After that night, that chicken pot pie lingered in my mind. So last week, I decided to make my first trek to the Hippie Mart to pick up two more of them - one for me and one for the girlfriend who got me hooked on this crack-like dish. When she went to the store, she had picked up a number of different items, but I was a man on a mission and the only things I purchased were these two pot pies. So, imagine my surprise when my total was just over 17 dollars.

That's right, 17 bucks for two pot pies. And, it's not like these things are huge. In fact, they are actually smaller than most pot pies you find in the grocery store. They are only 11 oz., which probably means nothing to any of you who aren't potheads, but trust me, they are tiny. They definitely don't fill you up. But, they are so damn good.

When I ate the second one that night, I found that I didn't enjoy it as much as the first one. Sure, it was good, but was it really worth almost nine bucks? The more I thought about it, the more it felt like these Twin Hens were fucking me - and not in a fun ménage à trois way.

Then I realized this was about more than just pot pies. Really, this speaks to a larger issue in America - namely, the fact that Americans are getting larger. It's no secret that Americans have been getting fatter and fatter. Documentaries like Supersize Me have looked at the impact McDonalds and other food chains have on our waistlines. Not surprisingly, these documentaries reveal that fast food just isn't very good for us.

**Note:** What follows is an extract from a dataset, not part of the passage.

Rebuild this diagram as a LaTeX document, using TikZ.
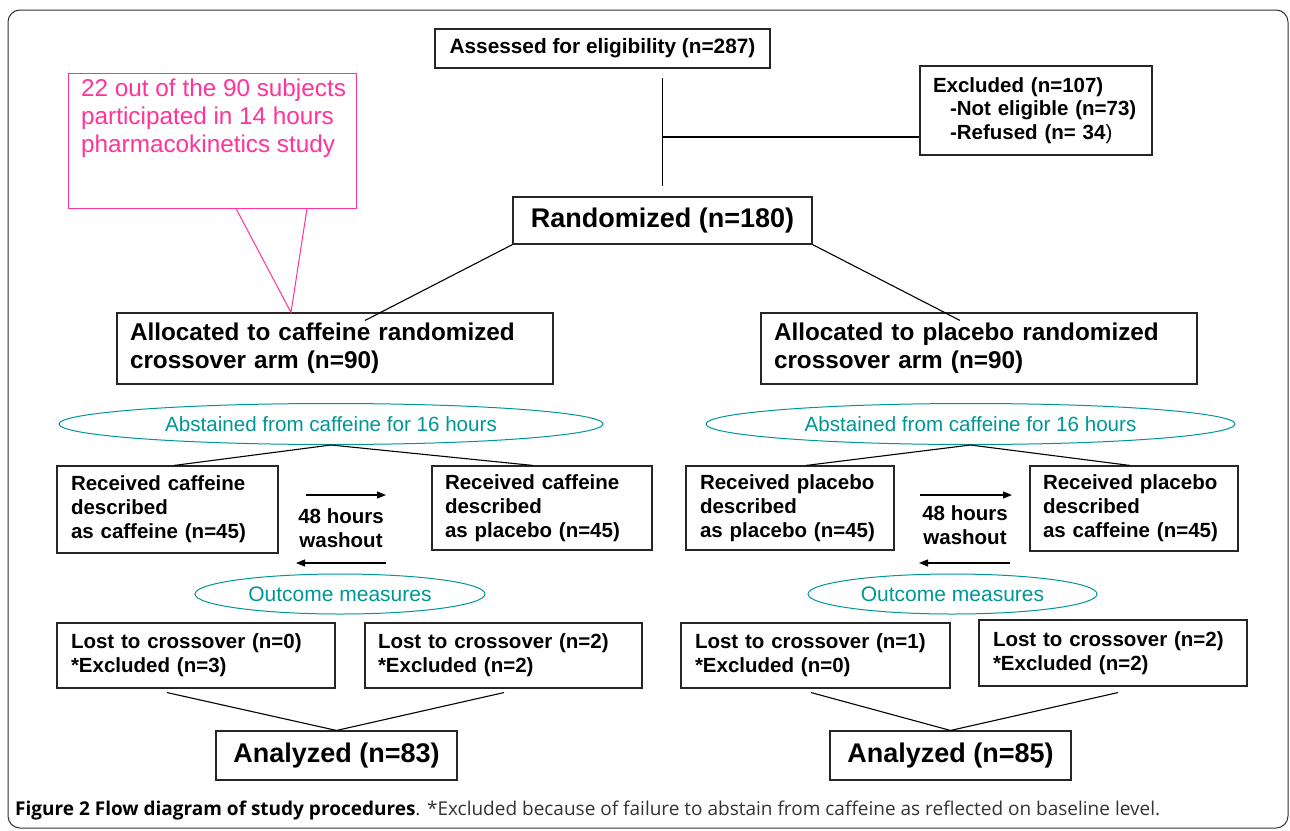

Of course, most people already knew that. And really, most people (or at least most people I know), aren't really big fans of fast food. Sure, everyone craves the occasional Chalupa or McNugget, but for the most part, eating at a fast food restaurant is more a matter of convenience than desire. All things being equal, I believe people would rather being eating healthy food (especially if it's as good as these Twin Hens pot pies), but that's often easier said than done.

In my mind, it comes down to two factors - time and money. Most people don't have time to eat a healthy meal. Everyone is in such a hurry in this country. That's why someone invented Gogurt, because the average American just doesn't have time to sit down and eat yogurt with a spoon anymore. People don't always have time to cook their own food or even to pick up a healthy prepackaged dinner that just has to be thrown in the oven, so instead they swing by the drive thru and pick up a Whopper.

And even people who do have the time don't always have the cash. I dropped nine dollars on a pot pie (I know I keep mentioning this pot pie, but seriously, it was amazing. Maybe if I keep plugging their product, the hens will send me some free pies - hmm, probably not after that ménage à trois comment) and the thing didn't even fill me up. So, by the time I add some vegetables or potatoes or some other side, my meal becomes more expensive and time consuming. It's much cheaper and easier to just get a super-sized value meal for five bucks which, even though it might give me heartburn, will at least fill me up.

In the words of the immortal Owen Hart, "Enough is enough and it's time for a change." In the world I envision, in between the McDonalds and the Burger King will be the Hungry Hippie, a fast food chain that actually provides meals that are good for you and your wallet. It may not exactly be a Utopian society, but at least it would be a future filled with healthy alternatives and leaner American. I think that future would be pretty great, at least until the robots took over and enslaved us all.

But something tells me it won't happen anytime soon. The fast food chains have a pretty good racket going and even though the Democrats now control Congress, they are a bit too focused on the War in Iraq to be able to solve our food problems. So, in the meantime, I'm going to give up on those overpriced pot pies and instead spend my hard-earned cash on half-priced Easter candy, even though B.J. Novak figured out those bastards at Cadburry are making their Creme Eggs smaller this year.

Random Thought of the Week:
Larry Birkhead is the father after all? What a letdown.